Confira a íntegra do bate-papo e mais dicas para quem deseja submeter propostas para obter o apoio técnico e financeiro, em https://youtu.be/yjWZZaNhPwU
Mais opiniões de Marcio Sztutman:
- “Ainda que quem está no chão, quem está com propostas, sinta que tem ideias fantásticas, e muitas delas são mesmo, existe sim o refinamento necessário para acessar o capital para que elas decolem no nível comercial, numa escala que a gente precisa do ponto de vista de mudança transformacional no meio rural e de mudanças climáticas, de mitigação.”
- “Existe sim uma agenda de convergência possível. (…) É muito mais fácil do que muita gente imagina, na verdade. Existe um discurso inflamado por vezes pela falta de informação, pela ignorância de dados literalmente. Os exemplos estão aí. Existem muito mais empreendedores, muito mais comunidades engajadas numa agenda proativa positiva do que aqueles que buscam o conflito.”
- “O aprimoramento do modelo produtivo é central para a manutenção dos recursos naturais existentes. Na medida em que você consegue maior retorno numa melhor área, tem condições de olhar pra sua APP, pra sua Reserva Legal, aumenta a qualidade de vida sem degradar o solo. É um casamento possível, e que já ocorre.”

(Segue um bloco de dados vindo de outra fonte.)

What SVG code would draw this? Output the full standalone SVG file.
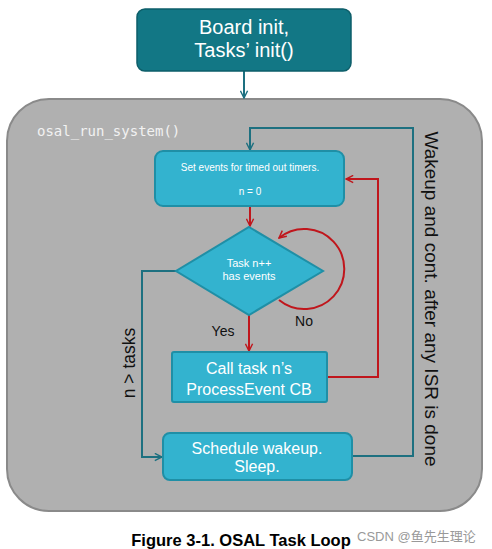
<svg xmlns="http://www.w3.org/2000/svg" width="492" height="549" viewBox="0 0 492 549">
<defs>
<style>
.lbl{font-family:"Liberation Sans",Arial,sans-serif;fill:#fff;text-anchor:middle}
.dark{font-family:"Liberation Sans",Arial,sans-serif;fill:#111}
.box{fill:#33b3cf;stroke:#1f8fa6;stroke-width:2}
.teal{fill:none;stroke:#1d7080;stroke-width:2}
.red{fill:none;stroke:#c0161c;stroke-width:2}
</style>
<marker id="at" viewBox="0 0 10 10" refX="9" refY="5" markerWidth="9" markerHeight="9" orient="auto" markerUnits="userSpaceOnUse"><path d="M1,1 L9,5 L1,9" fill="none" stroke="#1d7080" stroke-width="1.6"/></marker>
<marker id="ar" viewBox="0 0 10 10" refX="9" refY="5" markerWidth="9" markerHeight="9" orient="auto" markerUnits="userSpaceOnUse"><path d="M1,1 L9,5 L1,9" fill="none" stroke="#c0161c" stroke-width="1.6"/></marker>
</defs>
<rect width="492" height="549" fill="#fff"/>
<g id="outer">
<rect x="7" y="99" width="475" height="412" rx="42" fill="#b0b0b0" stroke="#8a8a8a" stroke-width="2"/>
<text x="37" y="136" font-family="'DejaVu Sans Mono','Liberation Mono',monospace" font-size="14" fill="#f2f2f2">osal_run_system()</text>
</g>
<g id="connectors">
<line x1="244" y1="71" x2="244" y2="98" class="teal" marker-end="url(#at)"/>
<polyline points="352,456 413,456 413,128 250,128 250,150" class="teal" marker-end="url(#at)"/>
<line x1="250" y1="206" x2="250" y2="226" class="red" marker-end="url(#ar)"/>
<line x1="249" y1="315" x2="249" y2="351" class="red" marker-end="url(#ar)"/>
<polyline points="327,377 378,377 378,179 346,179" class="red" marker-end="url(#ar)"/>
<path d="M279,300 A40,40 0 1 0 279,238" class="red" marker-end="url(#ar)"/>
<polyline points="176,271 142,271 142,457 162,457" class="teal" marker-end="url(#at)"/>
</g>
<g id="init">
<rect x="137" y="9" width="214" height="62" rx="8" fill="#127785" stroke="#0d5e69" stroke-width="1.5"/>
<text class="lbl" x="244" y="34" font-size="20">Board init,</text>
<text class="lbl" x="244" y="57" font-size="20">Tasks’ init()</text>
</g>
<g id="setEvents">
<rect x="155" y="151" width="189" height="55" rx="8" class="box"/>
<text class="lbl" x="250" y="171" font-size="10">Set events for timed out timers.</text>
<text class="lbl" x="250" y="195" font-size="10">n = 0</text>
</g>
<g id="decision">
<polygon points="249,227 323,271 249,315 176,271" class="box"/>
<text class="lbl" x="249" y="267" font-size="11">Task n++</text>
<text class="lbl" x="249" y="280" font-size="11">has events</text>
</g>
<text class="dark" x="223" y="336" font-size="14" text-anchor="middle">Yes</text>
<text class="dark" x="304" y="326" font-size="14" text-anchor="middle">No</text>
<g id="callTask">
<rect x="172" y="352" width="155" height="50" rx="2" class="box"/>
<text class="lbl" x="249" y="374" font-size="16">Call task n’s</text>
<text class="lbl" x="249" y="395" font-size="16">ProcessEvent CB</text>
</g>
<g id="schedule">
<rect x="163" y="433" width="189" height="47" rx="7" class="box"/>
<text class="lbl" x="257" y="454" font-size="16">Schedule wakeup.</text>
<text class="lbl" x="257" y="472" font-size="16">Sleep.</text>
</g>
<text class="dark" font-size="17.5" text-anchor="middle" transform="translate(135,363) rotate(-90)">n &gt; tasks</text>
<text class="dark" font-size="19" text-anchor="middle" transform="translate(425,299) rotate(90)">Wakeup and cont. after any ISR is done</text>
<text x="241" y="546" font-family="'Liberation Sans',Arial,sans-serif" font-size="16.5" font-weight="bold" fill="#000" text-anchor="middle">Figure 3-1. OSAL Task Loop</text>
<text x="357" y="541" font-family="'Liberation Sans','Noto Sans CJK SC',sans-serif" font-size="13" fill="#999">CSDN @鱼先生理论</text>
</svg>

- “A gente fez uma série de modelagens que apontam para custos muito parecidos da expansão de soja em áreas de floresta do que expansão em áreas já abertas. Pelo custo de domesticação do solo e etc. Nesse caso, que é o foco e estratégia do programa, há necessidade de envolver mecanismos financeiros que tornem a expansão em áreas abertas mais atrativas do ponto de vista financeiro: mecanismos de crédito, remuneração, acesso a mercados mais exigentes, e daí por diante.”
- “Existe um mercado de nicho que é pequeno, que pagaria (mais por produtos de origem mais sustentável). Mas eu não vejo que esse mercado tem tamanho suficiente para alterar o modelo produtivo. (…) Um aspecto positivo das boas práticas produtivas é que andam de mãos dadas com as boas práticas socioambientais. Ou seja, uma carne produzida seguindo boas práticas, terá também provavelmente uma qualidade maior. Então é possível remunerar a boa performance ambiental por meio de um produto de maior qualidade.